Diez años después de la sonada desarticulación de los paramilitares, el principal enemigo en armas del gobierno colombiano depuso las armas y entró en proceso de reincorporación con no pocas dificultades: las históricas FARC-EP, pasaron a ser un partido político legal luego de seis años de negociaciones. Sin embargo, la constante no pareció haberse superado: entre el 24 de noviembre de 2016 (día de la firma del acuerdo final) y el 31 de agosto de 2018, van cerca de 70 reincorporados y 20 familiares asesinados por fuerzas de ultraderecha a lo largo del país.
En Colombia el asesinato de casi 400 líderes sociales en dos años muestra que las fuerzas de ultraderecha siguen actuando y que la anhelada verdad está lejos de conocerse por ahora.

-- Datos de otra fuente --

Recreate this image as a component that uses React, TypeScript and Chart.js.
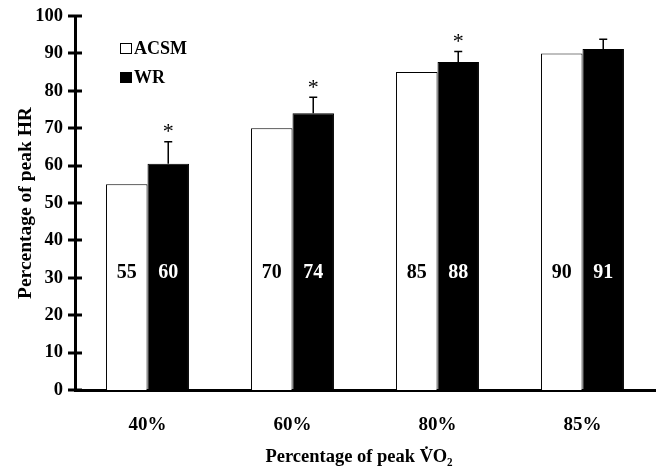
import React, { useEffect, useRef } from "react";
import { Chart, registerables } from "chart.js";

Chart.register(...registerables);

const categories = ["40%", "60%", "80%", "85%"];
const acsmValues = [55, 70, 85, 90];
const wrValues = [60.5, 74, 87.7, 91.2];
const wrErrorTop = [66.4, 78.3, 90.5, 93.8];
const wrSignificant = [true, true, true, false];
const acsmLabels = ["55", "70", "85", "90"];
const wrLabels = ["60", "74", "88", "91"];
const legendLabels = ["ACSM", "WR"];
const yTitle = "Percentage of peak HR";
const xTitle = "Percentage of peak V\u0307O\u2082";

const FONT = "'Liberation Serif', 'Times New Roman', serif";

const extrasPlugin = {
  id: "extras",
  afterDatasetsDraw(chart: any) {
    const ctx = chart.ctx;
    const y = chart.scales.y;
    const area = chart.chartArea;
    ctx.save();
    // y ticks crossing the axis
    ctx.strokeStyle = "#000";
    ctx.lineWidth = 3;
    y.ticks.forEach((t: any) => {
      const py = Math.round(y.getPixelForValue(t.value));
      ctx.beginPath();
      ctx.moveTo(area.left - 7, py);
      ctx.lineTo(area.left + 7, py);
      ctx.stroke();
    });
    const m0 = chart.getDatasetMeta(0);
    const m1 = chart.getDatasetMeta(1);
    // error bars + asterisks
    m1.data.forEach((bar: any, i: number) => {
      const top = y.getPixelForValue(wrErrorTop[i]);
      ctx.strokeStyle = "#000";
      ctx.lineWidth = 1.5;
      ctx.beginPath();
      ctx.moveTo(bar.x, bar.y);
      ctx.lineTo(bar.x, top);
      ctx.moveTo(bar.x - 4, top);
      ctx.lineTo(bar.x + 4, top);
      ctx.stroke();
      if (wrSignificant[i]) {
        ctx.fillStyle = "#000";
        ctx.font = `22px ${FONT}`;
        ctx.textAlign = "center";
        ctx.textBaseline = "middle";
        ctx.fillText("*", bar.x, top - 9);
      }
    });
    // value labels
    ctx.font = `bold 20px ${FONT}`;
    ctx.textAlign = "center";
    ctx.textBaseline = "middle";
    const ly = y.getPixelForValue(31.3);
    m0.data.forEach((bar: any, i: number) => {
      ctx.fillStyle = "#000";
      ctx.fillText(acsmLabels[i], bar.x, ly);
    });
    m1.data.forEach((bar: any, i: number) => {
      ctx.fillStyle = "#fff";
      ctx.fillText(wrLabels[i], bar.x, ly);
    });
    // legend
    ctx.font = `bold 18px ${FONT}`;
    ctx.textAlign = "left";
    ctx.textBaseline = "middle";
    ctx.lineWidth = 1;
    ctx.strokeStyle = "#000";
    ctx.fillStyle = "#fff";
    ctx.fillRect(120.5, 43.5, 11, 10);
    ctx.strokeRect(120.5, 43.5, 11, 10);
    ctx.fillStyle = "#000";
    ctx.fillText(legendLabels[0], 134, 49);
    ctx.fillRect(120, 72, 12, 11);
    ctx.fillText(legendLabels[1], 134, 78);
    // x title
    ctx.font = `bold 18.5px ${FONT}`;
    ctx.textAlign = "center";
    ctx.fillText(xTitle, 359, 457);
    ctx.restore();
  },
};

export default function App() {
  const ref = useRef<HTMLCanvasElement>(null);
  useEffect(() => {
    if (!ref.current) return;
    const chart = new Chart(ref.current, {
      type: "bar",
      data: {
        labels: categories,
        datasets: [
          {
            label: legendLabels[0],
            data: acsmValues,
            backgroundColor: "#fff",
            borderColor: "#000",
            borderWidth: 1,
            categoryPercentage: 0.572,
            barPercentage: 1,
          },
          {
            label: legendLabels[1],
            data: wrValues,
            backgroundColor: "#000",
            borderColor: "#000",
            borderWidth: 1,
            categoryPercentage: 0.572,
            barPercentage: 1,
          },
        ],
      },
      options: {
        responsive: false,
        animation: false,
        layout: { padding: { top: 16, right: 3, left: 0, bottom: 0 } },
        plugins: {
          legend: { display: false },
          tooltip: { enabled: false },
        },
        scales: {
          x: {
            grid: { display: false, drawTicks: false },
            border: { display: true, color: "#000", width: 3 },
            ticks: {
              color: "#000",
              padding: 24,
              font: { family: FONT, size: 19, weight: "bold" },
            },
            afterFit: (s: any) => {
              s.height = 77;
              s.paddingLeft = 0;
              s.paddingRight = 0;
            },
          },
          y: {
            min: 0,
            max: 100,
            grid: { display: false, drawTicks: false },
            border: { display: true, color: "#000", width: 3 },
            ticks: {
              stepSize: 10,
              color: "#000",
              padding: 12,
              font: { family: FONT, size: 18.5, weight: "bold" },
            },
            title: {
              display: true,
              text: yTitle,
              color: "#000",
              padding: { top: 14, bottom: 0 },
              font: { family: FONT, size: 19.5, weight: "bold" },
            },
            afterFit: (s: any) => {
              s.width = 75;
              s.paddingTop = 0;
              s.paddingBottom = 0;
            },
          },
        },
      },
      plugins: [extrasPlugin],
    });
    return () => chart.destroy();
  }, []);
  return (
    <div style={{ position: "fixed", left: 0, top: 0, width: 658, height: 467, background: "#fff" }}>
      <canvas ref={ref} width={658} height={467} />
    </div>
  );
}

Esa parece ser la gran constante de la ultraderecha latinoamericana, el ocultamiento de sus acciones desde la conformación de escuadrones de la muerte que asesinaron padres y secuestraron a sus hijos en las dictaduras del Cono Sur, hasta la conformación de grupos financiados directamente por la CIA. Las investigaciones sobre los vínculos del ejército peruano con el Grupo Colina y los verdaderos alcances de sus acciones aún no se conocen y el escándalo Irán-Contras fue silenciado convenientemente en los medios, y generales y políticos centroamericanos han muerto apaciblemente rodeados de sus familiares, llevándose a la tumba información que pudo marcar la diferencia a la hora de establecer la verdad de las confrontaciones.
En suma, la verdad es un alto valor al que la derecha continental todavía no se acerca. No obstante, esa es una bandera que no se puede arriar, menos hoy, cuando EEUU marca de nuevo el ritmo con que marchan los ejércitos del continente.